This work addresses the fundamental limitation of classical k-nearest neighbors (k-NN) in tabular data modeling—its non-differentiability, which precludes end-to-end optimization. We propose the first deep differentiable Neighborhood Component Analysis (NCA) framework. Methodologically, we integrate NCA directly into deep neural network representation learning, eliminating hand-crafted feature engineering and conventional dimensionality reduction; the framework incorporates stochastic augmentation, an adaptive loss function, and ensemble-based prediction for fully end-to-end training. Contributions: (i) We empirically establish, for the first time, that a pure NCA-based model achieves strong competitive performance on standard tabular benchmarks; (ii) augmented with deep representations and training stochasticity, our method attains state-of-the-art results across 300 classification and regression benchmarks—significantly outperforming leading deep tabular models (e.g., TabNet, SAINT) and matching the performance of advanced gradient-boosted tree methods (e.g., CatBoost). The code is publicly available.

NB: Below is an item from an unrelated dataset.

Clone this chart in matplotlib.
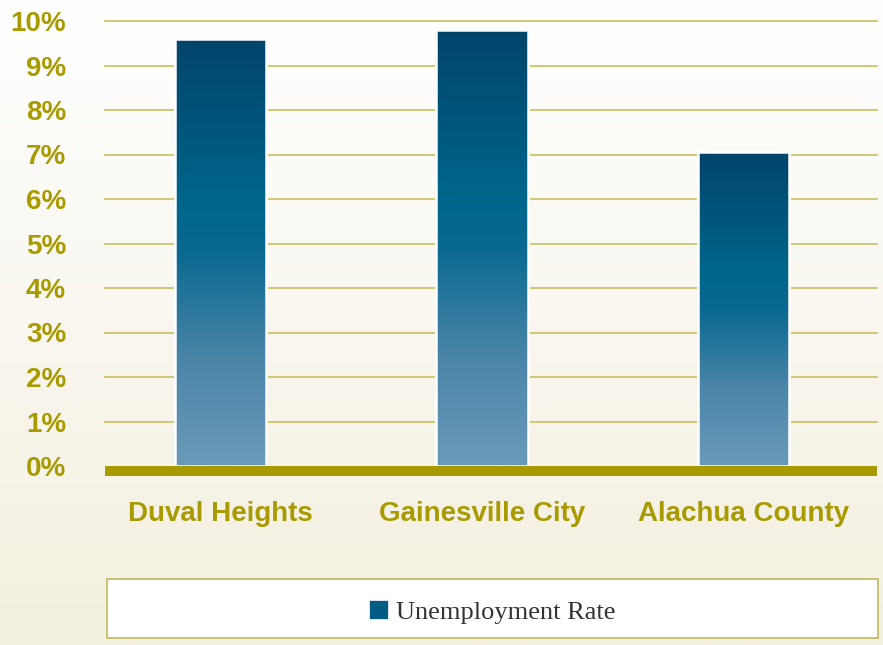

The widespread enthusiasm for deep learning has recently expanded into the domain of tabular data. Recognizing that the advancement in deep tabular methods is often inspired by classical methods, e.g., integration of nearest neighbors into neural networks, we investigate whether these classical methods can be revitalized with modern techniques. We revisit a differentiable version of $K$-nearest neighbors (KNN) -- Neighbourhood Components Analysis (NCA) -- originally designed to learn a linear projection to capture semantic similarities between instances, and seek to gradually add modern deep learning techniques on top. Surprisingly, our implementation of NCA using SGD and without dimensionality reduction already achieves decent performance on tabular data, in contrast to the results of using existing toolboxes like scikit-learn. Further equipping NCA with deep representations and additional training stochasticity significantly enhances its capability, being on par with the leading tree-based method CatBoost and outperforming existing deep tabular models in both classification and regression tasks on 300 datasets. We conclude our paper by analyzing the factors behind these improvements, including loss functions, prediction strategies, and deep architectures. The code is available at https://github.com/qile2000/LAMDA-TALENT.